(Stored data)
☆ ☆ ☆ ☆ ☆

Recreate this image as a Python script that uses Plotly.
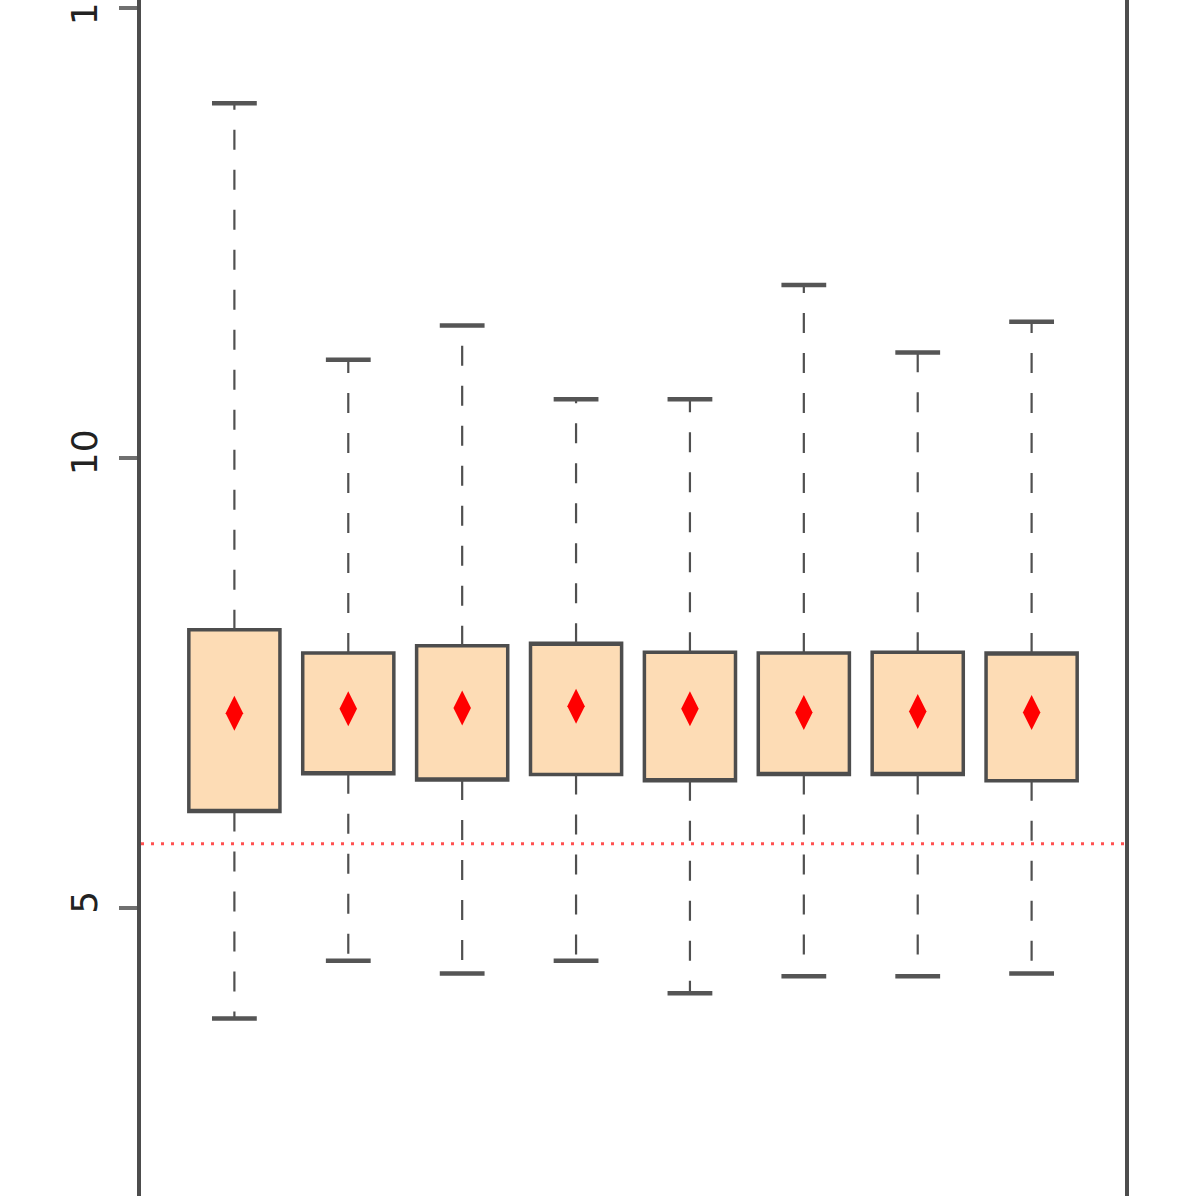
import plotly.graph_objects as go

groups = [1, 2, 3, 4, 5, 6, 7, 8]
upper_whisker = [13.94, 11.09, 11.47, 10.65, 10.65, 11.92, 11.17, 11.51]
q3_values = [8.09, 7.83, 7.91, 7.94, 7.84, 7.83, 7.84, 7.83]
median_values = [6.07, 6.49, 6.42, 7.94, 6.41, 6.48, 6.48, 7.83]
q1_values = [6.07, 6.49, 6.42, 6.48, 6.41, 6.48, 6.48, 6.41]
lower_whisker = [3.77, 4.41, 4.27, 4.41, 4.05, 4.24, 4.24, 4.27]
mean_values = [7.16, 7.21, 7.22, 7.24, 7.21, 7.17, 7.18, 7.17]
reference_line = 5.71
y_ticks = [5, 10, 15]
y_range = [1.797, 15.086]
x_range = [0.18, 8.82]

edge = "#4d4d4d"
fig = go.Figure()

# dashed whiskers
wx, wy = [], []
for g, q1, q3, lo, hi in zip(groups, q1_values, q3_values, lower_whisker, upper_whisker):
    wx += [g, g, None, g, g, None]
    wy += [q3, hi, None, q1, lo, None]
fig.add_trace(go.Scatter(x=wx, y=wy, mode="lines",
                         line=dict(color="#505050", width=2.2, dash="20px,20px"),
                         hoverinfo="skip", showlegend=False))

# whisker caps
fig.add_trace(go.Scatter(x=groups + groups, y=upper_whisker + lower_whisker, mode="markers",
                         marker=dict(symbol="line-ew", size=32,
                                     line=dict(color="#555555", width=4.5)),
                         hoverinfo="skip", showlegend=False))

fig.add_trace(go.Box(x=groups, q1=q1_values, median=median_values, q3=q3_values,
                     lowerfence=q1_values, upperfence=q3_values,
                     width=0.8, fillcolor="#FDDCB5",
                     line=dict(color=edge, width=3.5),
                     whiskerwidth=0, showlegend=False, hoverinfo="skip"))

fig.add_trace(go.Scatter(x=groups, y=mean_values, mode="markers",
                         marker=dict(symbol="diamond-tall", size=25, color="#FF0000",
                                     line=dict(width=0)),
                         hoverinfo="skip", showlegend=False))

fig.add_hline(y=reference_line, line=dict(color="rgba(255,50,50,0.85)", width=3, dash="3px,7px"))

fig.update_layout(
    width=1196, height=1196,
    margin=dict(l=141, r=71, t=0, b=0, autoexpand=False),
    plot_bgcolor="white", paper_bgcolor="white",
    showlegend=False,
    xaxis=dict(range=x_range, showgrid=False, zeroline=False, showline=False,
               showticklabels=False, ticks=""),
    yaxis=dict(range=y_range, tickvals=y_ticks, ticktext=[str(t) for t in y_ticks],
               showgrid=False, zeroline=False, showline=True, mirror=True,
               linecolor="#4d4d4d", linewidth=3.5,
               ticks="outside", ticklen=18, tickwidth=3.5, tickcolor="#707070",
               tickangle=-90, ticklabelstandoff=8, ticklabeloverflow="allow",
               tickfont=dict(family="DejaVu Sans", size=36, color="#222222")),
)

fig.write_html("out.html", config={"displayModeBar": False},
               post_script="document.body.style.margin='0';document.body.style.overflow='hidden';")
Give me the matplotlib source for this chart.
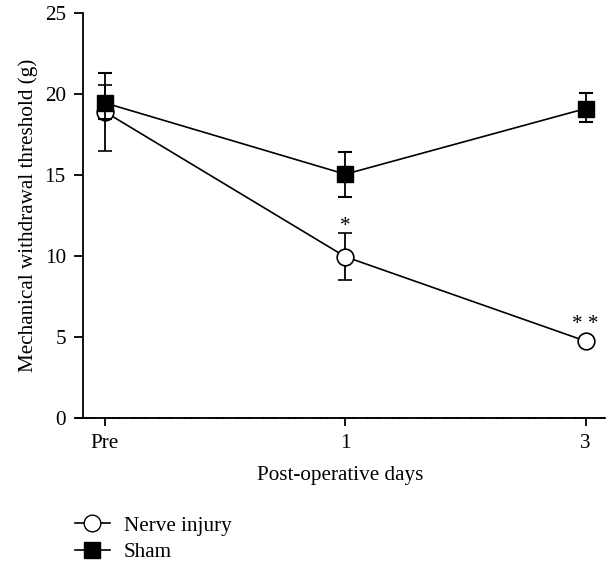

☆ ☆ ☆ ☆ ☆

Reproduce only the lines of the records from the start up to and including the line that holds "import plotly.graph_objects as go"; do not carry over any picture.

- **Solution**:
Recreate this image as a Python script that uses Plotly.
import plotly.graph_objects as go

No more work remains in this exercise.